→ **TASK STATEMENT**: Do not repeat pictures. Repeat exactly the lines of the listing below from its first line through the line with "from bokeh.resources import INLINE".

→ **PROVIDED MATERIAL**:
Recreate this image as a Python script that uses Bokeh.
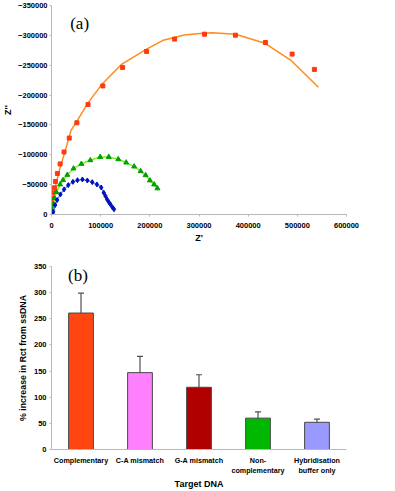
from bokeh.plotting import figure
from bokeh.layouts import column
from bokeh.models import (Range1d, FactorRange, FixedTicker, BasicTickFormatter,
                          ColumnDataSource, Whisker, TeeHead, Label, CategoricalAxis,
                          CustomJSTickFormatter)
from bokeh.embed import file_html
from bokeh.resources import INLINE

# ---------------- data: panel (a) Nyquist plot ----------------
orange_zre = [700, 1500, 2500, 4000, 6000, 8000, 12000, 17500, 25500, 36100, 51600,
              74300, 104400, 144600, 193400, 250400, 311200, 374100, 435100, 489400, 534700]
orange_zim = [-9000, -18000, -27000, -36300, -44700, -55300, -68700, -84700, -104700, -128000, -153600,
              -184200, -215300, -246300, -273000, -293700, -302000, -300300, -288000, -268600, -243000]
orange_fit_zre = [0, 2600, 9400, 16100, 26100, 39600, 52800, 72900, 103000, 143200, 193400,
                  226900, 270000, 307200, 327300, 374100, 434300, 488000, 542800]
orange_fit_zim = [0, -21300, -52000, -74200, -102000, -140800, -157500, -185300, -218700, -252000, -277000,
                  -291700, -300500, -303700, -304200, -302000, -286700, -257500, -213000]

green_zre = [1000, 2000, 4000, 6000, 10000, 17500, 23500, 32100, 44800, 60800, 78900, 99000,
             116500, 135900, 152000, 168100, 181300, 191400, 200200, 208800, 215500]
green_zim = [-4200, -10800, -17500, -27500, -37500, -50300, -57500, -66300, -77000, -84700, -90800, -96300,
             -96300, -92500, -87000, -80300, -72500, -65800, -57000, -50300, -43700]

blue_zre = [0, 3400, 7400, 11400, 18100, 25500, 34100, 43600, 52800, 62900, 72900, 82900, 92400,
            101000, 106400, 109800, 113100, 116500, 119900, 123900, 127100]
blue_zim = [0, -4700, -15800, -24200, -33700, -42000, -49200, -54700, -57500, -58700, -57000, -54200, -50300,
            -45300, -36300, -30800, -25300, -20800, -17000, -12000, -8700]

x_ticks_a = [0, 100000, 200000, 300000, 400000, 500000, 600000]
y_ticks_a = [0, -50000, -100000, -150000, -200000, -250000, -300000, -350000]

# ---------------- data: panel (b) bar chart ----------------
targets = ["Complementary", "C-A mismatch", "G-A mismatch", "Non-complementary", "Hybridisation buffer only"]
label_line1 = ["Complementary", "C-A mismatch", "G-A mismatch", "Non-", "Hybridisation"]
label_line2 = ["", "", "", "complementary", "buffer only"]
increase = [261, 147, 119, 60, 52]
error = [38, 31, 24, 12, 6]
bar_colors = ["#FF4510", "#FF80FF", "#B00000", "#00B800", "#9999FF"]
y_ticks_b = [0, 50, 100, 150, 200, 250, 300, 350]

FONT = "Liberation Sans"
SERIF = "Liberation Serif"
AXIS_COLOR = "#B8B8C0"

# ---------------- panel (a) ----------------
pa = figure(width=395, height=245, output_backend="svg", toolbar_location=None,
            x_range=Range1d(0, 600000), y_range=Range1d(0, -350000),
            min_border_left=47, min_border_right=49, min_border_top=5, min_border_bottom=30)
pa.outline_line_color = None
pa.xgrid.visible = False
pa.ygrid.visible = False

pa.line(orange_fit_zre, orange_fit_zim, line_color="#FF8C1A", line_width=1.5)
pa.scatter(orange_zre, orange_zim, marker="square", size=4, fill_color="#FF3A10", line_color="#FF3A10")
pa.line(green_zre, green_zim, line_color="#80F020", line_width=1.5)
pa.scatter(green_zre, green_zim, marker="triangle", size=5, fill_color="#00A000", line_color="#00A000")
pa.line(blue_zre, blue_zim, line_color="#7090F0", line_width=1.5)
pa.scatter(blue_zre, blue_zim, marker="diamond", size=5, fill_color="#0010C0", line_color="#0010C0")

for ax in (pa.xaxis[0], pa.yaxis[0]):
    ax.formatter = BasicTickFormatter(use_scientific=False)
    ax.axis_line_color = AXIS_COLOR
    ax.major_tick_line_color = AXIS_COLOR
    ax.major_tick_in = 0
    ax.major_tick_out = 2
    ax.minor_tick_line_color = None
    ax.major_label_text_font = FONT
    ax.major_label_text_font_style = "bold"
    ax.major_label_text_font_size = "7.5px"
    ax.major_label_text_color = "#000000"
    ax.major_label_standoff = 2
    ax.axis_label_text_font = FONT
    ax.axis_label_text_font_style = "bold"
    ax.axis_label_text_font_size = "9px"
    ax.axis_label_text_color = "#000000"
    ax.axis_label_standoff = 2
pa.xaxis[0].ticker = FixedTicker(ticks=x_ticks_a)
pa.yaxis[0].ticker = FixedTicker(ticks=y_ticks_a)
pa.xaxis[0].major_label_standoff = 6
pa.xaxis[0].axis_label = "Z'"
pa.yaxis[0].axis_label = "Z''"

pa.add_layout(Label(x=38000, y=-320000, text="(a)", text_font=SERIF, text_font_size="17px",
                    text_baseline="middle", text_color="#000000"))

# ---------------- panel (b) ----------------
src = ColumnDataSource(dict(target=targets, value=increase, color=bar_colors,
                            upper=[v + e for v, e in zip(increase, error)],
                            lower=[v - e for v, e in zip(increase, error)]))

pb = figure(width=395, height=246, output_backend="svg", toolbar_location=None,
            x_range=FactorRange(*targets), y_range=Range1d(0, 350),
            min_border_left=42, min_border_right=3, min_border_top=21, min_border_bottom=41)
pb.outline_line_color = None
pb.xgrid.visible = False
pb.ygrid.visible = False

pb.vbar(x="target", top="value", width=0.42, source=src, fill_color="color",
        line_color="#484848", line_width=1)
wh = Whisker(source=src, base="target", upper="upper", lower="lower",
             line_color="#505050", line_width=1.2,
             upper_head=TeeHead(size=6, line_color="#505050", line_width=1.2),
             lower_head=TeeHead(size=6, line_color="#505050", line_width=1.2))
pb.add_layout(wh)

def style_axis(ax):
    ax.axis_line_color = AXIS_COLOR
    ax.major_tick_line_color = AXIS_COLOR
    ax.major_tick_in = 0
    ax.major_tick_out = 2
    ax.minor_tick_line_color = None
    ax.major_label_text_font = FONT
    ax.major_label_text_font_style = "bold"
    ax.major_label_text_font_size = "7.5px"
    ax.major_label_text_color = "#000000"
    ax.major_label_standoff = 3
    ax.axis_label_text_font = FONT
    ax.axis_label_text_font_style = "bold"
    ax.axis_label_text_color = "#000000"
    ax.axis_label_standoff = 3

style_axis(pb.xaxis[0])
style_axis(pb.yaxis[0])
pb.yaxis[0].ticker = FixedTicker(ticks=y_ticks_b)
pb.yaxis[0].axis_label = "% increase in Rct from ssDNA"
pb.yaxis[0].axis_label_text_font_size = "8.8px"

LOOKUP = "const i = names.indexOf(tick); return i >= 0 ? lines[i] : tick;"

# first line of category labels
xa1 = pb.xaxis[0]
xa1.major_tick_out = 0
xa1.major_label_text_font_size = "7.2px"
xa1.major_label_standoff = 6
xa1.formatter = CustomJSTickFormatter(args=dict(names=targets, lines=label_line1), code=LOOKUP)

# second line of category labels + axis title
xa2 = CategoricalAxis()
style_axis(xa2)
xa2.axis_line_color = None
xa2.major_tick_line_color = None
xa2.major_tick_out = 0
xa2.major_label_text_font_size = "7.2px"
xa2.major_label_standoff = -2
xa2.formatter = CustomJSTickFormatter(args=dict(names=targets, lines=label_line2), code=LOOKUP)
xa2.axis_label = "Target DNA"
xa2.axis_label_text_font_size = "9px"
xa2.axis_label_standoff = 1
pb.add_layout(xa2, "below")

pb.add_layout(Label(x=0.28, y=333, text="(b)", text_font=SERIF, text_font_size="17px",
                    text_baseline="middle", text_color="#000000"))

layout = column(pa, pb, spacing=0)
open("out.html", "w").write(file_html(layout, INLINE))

→ **WRITTEN ANSWER**:
Recreate this image as a Python script that uses Bokeh.
from bokeh.plotting import figure
from bokeh.layouts import column
from bokeh.models import (Range1d, FactorRange, FixedTicker, BasicTickFormatter,
                          ColumnDataSource, Whisker, TeeHead, Label, CategoricalAxis,
                          CustomJSTickFormatter)
from bokeh.embed import file_html
from bokeh.resources import INLINE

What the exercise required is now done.